Last night, one of Baby Girl's Brownie Leaders text me to see if we were on our way. My response was, So sorry, we would not be making it. I took a few moments to register that I had not fully understood the calendar reminder or the e-mail. Then a troop mom sent a photo of all the girls in their be-badged sashes--adorable! I loved seeing their smiles of accomplishment!

And then--the guilt--set in hard. I couldn't tell our daughter what she had missed last night. I wasn't ready to be the source of her disappointment. This morning I made a sincere apology to my daughter.  It went something like,

"Honey, I don't want you to be sad, but I do have to tell you something. Last night was your bridging ceremony for Brownies.  We missed it. I'm so sorry."
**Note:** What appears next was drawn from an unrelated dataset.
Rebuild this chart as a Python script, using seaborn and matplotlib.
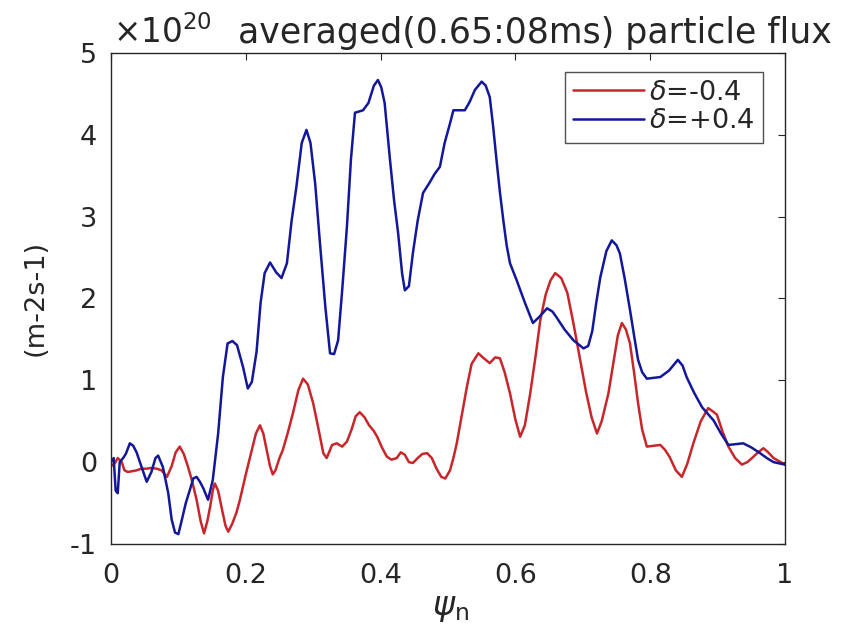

That sweet girl said, "It's okay, Mama." No tears. No anger. No stink-eye. Just forgiveness and understanding. How lucky are we that she is our girl?

So how does a mama not place an important kid ceremony on the calendar? This spring, we definitely missed meetings. Baby girl's soccer commitments fell on the same nights as her Brownie meetings. Our family was also coming off a weekend soccer tournament out of town, so the piles of laundry, the groceries we needed, the catching up that didn't happen on the weekend got stacked into late nights. I'm not exaggerating when I note that work has both her parents slammed. That doesn't mean our kids are not our first priority. They absolutely are--and to make the soccer trips and keep kids in clothes and college funds, work is important.

To manage my guilt, I text my college BFF with the words I assume a sinner uses at a confessional. She assured me that my child would be fine. She wrote that little disappointments or big ones like she is confronting--moving her child to a different country for his middle and high school years will not break our children. She assured me that apologizing for parental failings shows our children that perfection is a fallacy, that the best any of us can do is to apologize when we've hurt or failed someone and model that vulnerability.

My dear girlfriend's kind words made me feel a little better. After 11 years of parenting, I know one thing for certain. I'm completely capable of eating my feelings.  Some mamas run. Some mamas clean. Some mamas create. I grab something salty or something sweet.  I'm not saying it is healthy or wise. I'm saying it is real. So I grabbed a pint of Tillamook Double Peanut Butter and ate more than half of it. It didn't make me feel better, but it made my belly hurt, which distracted me from the berating self-talk that needed to stop.


What grand parents have always warned me about is that the speed of this life is astounding. When I saw the e-mails about bridging, I didn't even read them. It couldn't possibly be time for our Girlie to be crossing into Juniors.  It must be "volunteer to help with the ceremony if you can" time. That I want her to stay little and stretch her childhood double years and triple weekends, is nothing unique. Cave mamas probably felt the same way. I know I am in denial about her maturing because while registering her for fall soccer today, I told the fine youth sports people she would be in third grade next year and then had to correct myself--she will be in fourth grade.

She has one of those mid-September birthdays and is a precocious thing. With a big sister and big brother to chase, she has always been beyond her years. I don't regret sending her to school at four-years-old--she turned five soon enough. I know her childhood is fleeting and maybe, just maybe, my unwillingness to read the e-mails and calendar reminders about bridging was my way of pushing back against the clock. I swear this missed ceremony was not due to my consistent calendar insufficiency, the cornerstone of my JV Mom status. I needed to push against time for just one night and keep my kiddo small. Shame on the guilt that followed.

I swear we will get her to her graduation ceremony. We will mark ALL the calendars. We will be excited about her adult plans. We won't be ready. We will weep as we celebrate her. I'm teary just typing it, though it is already less than a decade away.